* begin *

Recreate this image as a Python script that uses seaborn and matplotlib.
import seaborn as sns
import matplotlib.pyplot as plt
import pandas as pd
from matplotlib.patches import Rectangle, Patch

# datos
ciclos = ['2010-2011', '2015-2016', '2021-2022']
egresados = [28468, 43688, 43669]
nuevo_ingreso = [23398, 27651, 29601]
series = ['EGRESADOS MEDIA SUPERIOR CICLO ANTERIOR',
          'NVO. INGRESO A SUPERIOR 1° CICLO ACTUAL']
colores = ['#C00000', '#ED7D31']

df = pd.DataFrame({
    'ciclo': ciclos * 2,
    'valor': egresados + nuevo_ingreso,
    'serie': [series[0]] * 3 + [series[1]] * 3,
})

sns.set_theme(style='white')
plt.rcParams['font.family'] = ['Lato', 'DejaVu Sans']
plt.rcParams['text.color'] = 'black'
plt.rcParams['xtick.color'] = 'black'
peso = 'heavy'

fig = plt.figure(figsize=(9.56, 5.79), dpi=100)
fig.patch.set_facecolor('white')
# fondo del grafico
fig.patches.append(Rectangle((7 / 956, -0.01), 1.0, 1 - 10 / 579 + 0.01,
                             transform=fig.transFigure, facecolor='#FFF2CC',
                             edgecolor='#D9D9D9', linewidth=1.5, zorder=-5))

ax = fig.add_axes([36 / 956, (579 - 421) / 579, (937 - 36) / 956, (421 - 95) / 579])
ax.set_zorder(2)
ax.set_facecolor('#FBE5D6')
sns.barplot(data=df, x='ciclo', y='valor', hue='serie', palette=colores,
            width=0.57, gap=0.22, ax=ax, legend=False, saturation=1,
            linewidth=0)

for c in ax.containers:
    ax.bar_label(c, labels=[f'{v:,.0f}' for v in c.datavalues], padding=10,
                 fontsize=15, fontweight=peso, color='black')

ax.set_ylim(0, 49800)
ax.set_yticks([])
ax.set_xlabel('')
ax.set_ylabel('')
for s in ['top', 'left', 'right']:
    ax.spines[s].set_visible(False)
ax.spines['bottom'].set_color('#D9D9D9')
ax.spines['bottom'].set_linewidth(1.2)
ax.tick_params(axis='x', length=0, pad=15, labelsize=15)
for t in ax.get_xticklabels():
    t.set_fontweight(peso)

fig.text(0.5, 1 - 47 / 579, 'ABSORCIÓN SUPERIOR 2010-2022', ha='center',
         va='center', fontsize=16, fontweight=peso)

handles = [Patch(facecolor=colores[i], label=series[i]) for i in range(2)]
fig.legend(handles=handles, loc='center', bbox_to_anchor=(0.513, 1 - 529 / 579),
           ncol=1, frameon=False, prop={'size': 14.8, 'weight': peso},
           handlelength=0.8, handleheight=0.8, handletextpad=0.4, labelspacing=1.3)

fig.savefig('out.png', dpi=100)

* end *

Once more, set down the full listing, verbatim.

Recreate this image as a Python script that uses seaborn and matplotlib.
import seaborn as sns
import matplotlib.pyplot as plt
import pandas as pd
from matplotlib.patches import Rectangle, Patch

# datos
ciclos = ['2010-2011', '2015-2016', '2021-2022']
egresados = [28468, 43688, 43669]
nuevo_ingreso = [23398, 27651, 29601]
series = ['EGRESADOS MEDIA SUPERIOR CICLO ANTERIOR',
          'NVO. INGRESO A SUPERIOR 1° CICLO ACTUAL']
colores = ['#C00000', '#ED7D31']

df = pd.DataFrame({
    'ciclo': ciclos * 2,
    'valor': egresados + nuevo_ingreso,
    'serie': [series[0]] * 3 + [series[1]] * 3,
})

sns.set_theme(style='white')
plt.rcParams['font.family'] = ['Lato', 'DejaVu Sans']
plt.rcParams['text.color'] = 'black'
plt.rcParams['xtick.color'] = 'black'
peso = 'heavy'

fig = plt.figure(figsize=(9.56, 5.79), dpi=100)
fig.patch.set_facecolor('white')
# fondo del grafico
fig.patches.append(Rectangle((7 / 956, -0.01), 1.0, 1 - 10 / 579 + 0.01,
                             transform=fig.transFigure, facecolor='#FFF2CC',
                             edgecolor='#D9D9D9', linewidth=1.5, zorder=-5))

ax = fig.add_axes([36 / 956, (579 - 421) / 579, (937 - 36) / 956, (421 - 95) / 579])
ax.set_zorder(2)
ax.set_facecolor('#FBE5D6')
sns.barplot(data=df, x='ciclo', y='valor', hue='serie', palette=colores,
            width=0.57, gap=0.22, ax=ax, legend=False, saturation=1,
            linewidth=0)

for c in ax.containers:
    ax.bar_label(c, labels=[f'{v:,.0f}' for v in c.datavalues], padding=10,
                 fontsize=15, fontweight=peso, color='black')

ax.set_ylim(0, 49800)
ax.set_yticks([])
ax.set_xlabel('')
ax.set_ylabel('')
for s in ['top', 'left', 'right']:
    ax.spines[s].set_visible(False)
ax.spines['bottom'].set_color('#D9D9D9')
ax.spines['bottom'].set_linewidth(1.2)
ax.tick_params(axis='x', length=0, pad=15, labelsize=15)
for t in ax.get_xticklabels():
    t.set_fontweight(peso)

fig.text(0.5, 1 - 47 / 579, 'ABSORCIÓN SUPERIOR 2010-2022', ha='center',
         va='center', fontsize=16, fontweight=peso)

handles = [Patch(facecolor=colores[i], label=series[i]) for i in range(2)]
fig.legend(handles=handles, loc='center', bbox_to_anchor=(0.513, 1 - 529 / 579),
           ncol=1, frameon=False, prop={'size': 14.8, 'weight': peso},
           handlelength=0.8, handleheight=0.8, handletextpad=0.4, labelspacing=1.3)

fig.savefig('out.png', dpi=100)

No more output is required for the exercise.